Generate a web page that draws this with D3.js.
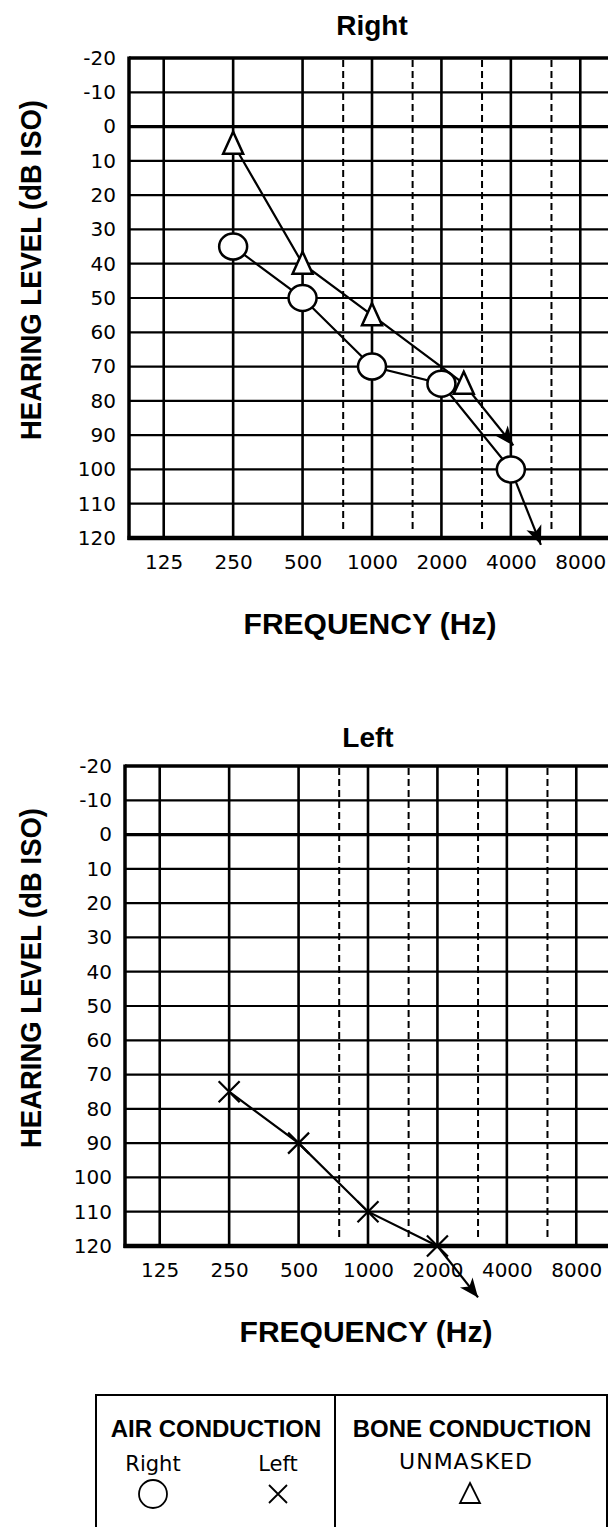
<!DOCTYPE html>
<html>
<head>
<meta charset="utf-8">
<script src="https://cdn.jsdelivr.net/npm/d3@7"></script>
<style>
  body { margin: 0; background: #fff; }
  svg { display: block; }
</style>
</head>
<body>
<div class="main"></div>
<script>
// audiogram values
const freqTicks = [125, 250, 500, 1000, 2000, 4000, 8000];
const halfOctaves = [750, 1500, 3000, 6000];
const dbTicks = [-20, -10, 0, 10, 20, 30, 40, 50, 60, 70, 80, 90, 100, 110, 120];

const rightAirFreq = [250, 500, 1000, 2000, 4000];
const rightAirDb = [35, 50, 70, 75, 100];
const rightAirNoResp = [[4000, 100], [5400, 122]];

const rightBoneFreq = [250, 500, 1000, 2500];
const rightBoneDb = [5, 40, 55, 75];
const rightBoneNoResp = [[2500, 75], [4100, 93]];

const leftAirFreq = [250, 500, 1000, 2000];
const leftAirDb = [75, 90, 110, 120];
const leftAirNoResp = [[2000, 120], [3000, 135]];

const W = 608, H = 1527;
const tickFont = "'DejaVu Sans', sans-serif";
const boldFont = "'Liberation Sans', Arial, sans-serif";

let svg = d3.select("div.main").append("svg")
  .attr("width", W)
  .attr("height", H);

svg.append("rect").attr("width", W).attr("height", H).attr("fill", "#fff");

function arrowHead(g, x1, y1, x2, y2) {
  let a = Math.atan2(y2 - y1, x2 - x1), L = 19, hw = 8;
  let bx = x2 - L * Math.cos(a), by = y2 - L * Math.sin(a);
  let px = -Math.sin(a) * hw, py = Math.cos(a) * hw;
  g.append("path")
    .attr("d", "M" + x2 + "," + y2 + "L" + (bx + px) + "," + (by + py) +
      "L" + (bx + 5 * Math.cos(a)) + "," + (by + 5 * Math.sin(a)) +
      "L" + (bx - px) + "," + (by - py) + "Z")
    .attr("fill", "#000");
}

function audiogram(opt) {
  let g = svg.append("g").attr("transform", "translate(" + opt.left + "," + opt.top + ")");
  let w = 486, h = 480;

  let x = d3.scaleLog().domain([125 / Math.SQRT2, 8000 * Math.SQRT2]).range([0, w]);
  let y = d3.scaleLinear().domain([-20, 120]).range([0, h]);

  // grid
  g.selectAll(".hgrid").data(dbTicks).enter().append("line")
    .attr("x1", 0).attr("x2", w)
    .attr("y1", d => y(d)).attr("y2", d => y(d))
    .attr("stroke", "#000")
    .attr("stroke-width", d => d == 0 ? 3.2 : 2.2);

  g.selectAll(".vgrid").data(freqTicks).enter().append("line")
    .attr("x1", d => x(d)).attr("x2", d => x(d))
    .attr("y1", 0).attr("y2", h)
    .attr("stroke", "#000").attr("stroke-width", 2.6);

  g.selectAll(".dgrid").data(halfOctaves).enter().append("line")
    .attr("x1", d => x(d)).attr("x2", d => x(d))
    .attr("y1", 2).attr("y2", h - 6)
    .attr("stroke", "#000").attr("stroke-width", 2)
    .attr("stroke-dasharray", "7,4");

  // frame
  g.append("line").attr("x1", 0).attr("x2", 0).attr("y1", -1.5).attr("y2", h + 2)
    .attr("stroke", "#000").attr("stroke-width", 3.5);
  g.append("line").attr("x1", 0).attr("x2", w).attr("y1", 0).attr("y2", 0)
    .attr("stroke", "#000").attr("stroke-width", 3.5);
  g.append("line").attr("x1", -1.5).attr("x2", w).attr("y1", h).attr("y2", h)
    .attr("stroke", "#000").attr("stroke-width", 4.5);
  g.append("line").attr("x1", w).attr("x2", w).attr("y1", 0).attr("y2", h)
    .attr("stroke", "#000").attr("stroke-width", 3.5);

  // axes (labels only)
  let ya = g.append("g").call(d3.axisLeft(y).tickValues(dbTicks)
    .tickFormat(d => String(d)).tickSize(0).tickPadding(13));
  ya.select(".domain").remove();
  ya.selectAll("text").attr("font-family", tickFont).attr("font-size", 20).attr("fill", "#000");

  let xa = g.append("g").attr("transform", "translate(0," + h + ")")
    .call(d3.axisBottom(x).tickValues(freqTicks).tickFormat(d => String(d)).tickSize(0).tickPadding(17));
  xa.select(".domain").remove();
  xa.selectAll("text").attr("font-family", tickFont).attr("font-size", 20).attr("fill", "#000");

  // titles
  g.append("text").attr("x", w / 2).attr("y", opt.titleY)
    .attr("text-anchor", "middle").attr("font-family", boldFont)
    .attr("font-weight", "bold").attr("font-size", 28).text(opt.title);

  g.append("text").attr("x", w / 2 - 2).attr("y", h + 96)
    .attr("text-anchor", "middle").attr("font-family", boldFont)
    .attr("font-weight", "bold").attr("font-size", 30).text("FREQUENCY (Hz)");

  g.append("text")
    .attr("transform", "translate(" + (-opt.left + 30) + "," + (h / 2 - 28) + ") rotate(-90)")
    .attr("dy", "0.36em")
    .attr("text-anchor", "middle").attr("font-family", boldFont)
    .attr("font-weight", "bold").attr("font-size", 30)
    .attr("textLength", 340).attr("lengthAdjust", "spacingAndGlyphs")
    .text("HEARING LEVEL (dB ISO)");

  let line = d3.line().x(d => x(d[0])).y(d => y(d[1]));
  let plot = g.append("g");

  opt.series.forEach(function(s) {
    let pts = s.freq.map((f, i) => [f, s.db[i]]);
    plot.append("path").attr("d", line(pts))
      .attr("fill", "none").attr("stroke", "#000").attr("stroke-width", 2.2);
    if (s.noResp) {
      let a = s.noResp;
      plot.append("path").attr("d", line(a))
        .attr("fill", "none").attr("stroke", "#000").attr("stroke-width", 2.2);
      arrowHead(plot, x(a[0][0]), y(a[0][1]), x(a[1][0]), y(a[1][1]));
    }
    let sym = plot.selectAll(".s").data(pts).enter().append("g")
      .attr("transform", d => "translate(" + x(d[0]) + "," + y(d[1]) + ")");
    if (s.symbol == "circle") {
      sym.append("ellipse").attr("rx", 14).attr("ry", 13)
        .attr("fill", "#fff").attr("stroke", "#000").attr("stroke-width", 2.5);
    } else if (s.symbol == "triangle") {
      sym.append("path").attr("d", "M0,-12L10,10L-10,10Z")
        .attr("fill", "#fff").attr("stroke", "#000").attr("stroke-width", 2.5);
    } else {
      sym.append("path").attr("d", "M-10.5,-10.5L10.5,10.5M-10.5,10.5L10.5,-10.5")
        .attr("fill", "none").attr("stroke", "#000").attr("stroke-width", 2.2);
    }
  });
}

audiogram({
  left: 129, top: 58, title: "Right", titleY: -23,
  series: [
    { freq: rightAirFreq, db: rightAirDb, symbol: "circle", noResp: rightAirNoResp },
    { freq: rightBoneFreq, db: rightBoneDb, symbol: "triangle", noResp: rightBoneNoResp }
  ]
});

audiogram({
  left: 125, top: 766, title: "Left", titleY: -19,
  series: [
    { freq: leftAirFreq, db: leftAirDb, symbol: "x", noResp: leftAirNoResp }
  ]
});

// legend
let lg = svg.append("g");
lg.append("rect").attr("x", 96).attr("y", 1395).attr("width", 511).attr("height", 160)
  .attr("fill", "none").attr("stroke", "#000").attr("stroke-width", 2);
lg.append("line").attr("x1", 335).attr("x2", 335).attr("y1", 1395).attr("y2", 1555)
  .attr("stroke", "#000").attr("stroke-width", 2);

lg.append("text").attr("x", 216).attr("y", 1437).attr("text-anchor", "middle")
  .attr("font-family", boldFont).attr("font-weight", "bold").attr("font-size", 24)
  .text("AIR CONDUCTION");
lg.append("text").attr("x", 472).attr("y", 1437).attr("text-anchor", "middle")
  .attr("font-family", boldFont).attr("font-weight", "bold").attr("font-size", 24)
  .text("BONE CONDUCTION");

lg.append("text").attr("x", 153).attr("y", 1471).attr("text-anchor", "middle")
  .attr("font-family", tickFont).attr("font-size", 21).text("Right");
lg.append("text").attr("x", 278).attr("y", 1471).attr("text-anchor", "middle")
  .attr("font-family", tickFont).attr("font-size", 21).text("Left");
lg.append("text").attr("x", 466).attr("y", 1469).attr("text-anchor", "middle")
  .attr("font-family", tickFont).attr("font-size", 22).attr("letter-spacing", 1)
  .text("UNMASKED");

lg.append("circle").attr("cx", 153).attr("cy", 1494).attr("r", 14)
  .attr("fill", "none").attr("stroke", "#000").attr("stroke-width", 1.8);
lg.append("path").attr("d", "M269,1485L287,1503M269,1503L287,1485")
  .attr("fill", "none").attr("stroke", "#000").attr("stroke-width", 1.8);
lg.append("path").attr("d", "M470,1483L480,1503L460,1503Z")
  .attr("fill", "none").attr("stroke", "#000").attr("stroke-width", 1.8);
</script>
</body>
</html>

****************************************

What needs to be done: Leave out any pictures, please, and quote only the lines from the top of the data through the line that contains "const leftAirNoResp = [[2000, 120], [3000, 135]];".

Written response:
Generate a web page that draws this with D3.js.
<!DOCTYPE html>
<html>
<head>
<meta charset="utf-8">
<script src="https://cdn.jsdelivr.net/npm/d3@7"></script>
<style>
  body { margin: 0; background: #fff; }
  svg { display: block; }
</style>
</head>
<body>
<div class="main"></div>
<script>
// audiogram values
const freqTicks = [125, 250, 500, 1000, 2000, 4000, 8000];
const halfOctaves = [750, 1500, 3000, 6000];
const dbTicks = [-20, -10, 0, 10, 20, 30, 40, 50, 60, 70, 80, 90, 100, 110, 120];

const rightAirFreq = [250, 500, 1000, 2000, 4000];
const rightAirDb = [35, 50, 70, 75, 100];
const rightAirNoResp = [[4000, 100], [5400, 122]];

const rightBoneFreq = [250, 500, 1000, 2500];
const rightBoneDb = [5, 40, 55, 75];
const rightBoneNoResp = [[2500, 75], [4100, 93]];

const leftAirFreq = [250, 500, 1000, 2000];
const leftAirDb = [75, 90, 110, 120];
const leftAirNoResp = [[2000, 120], [3000, 135]];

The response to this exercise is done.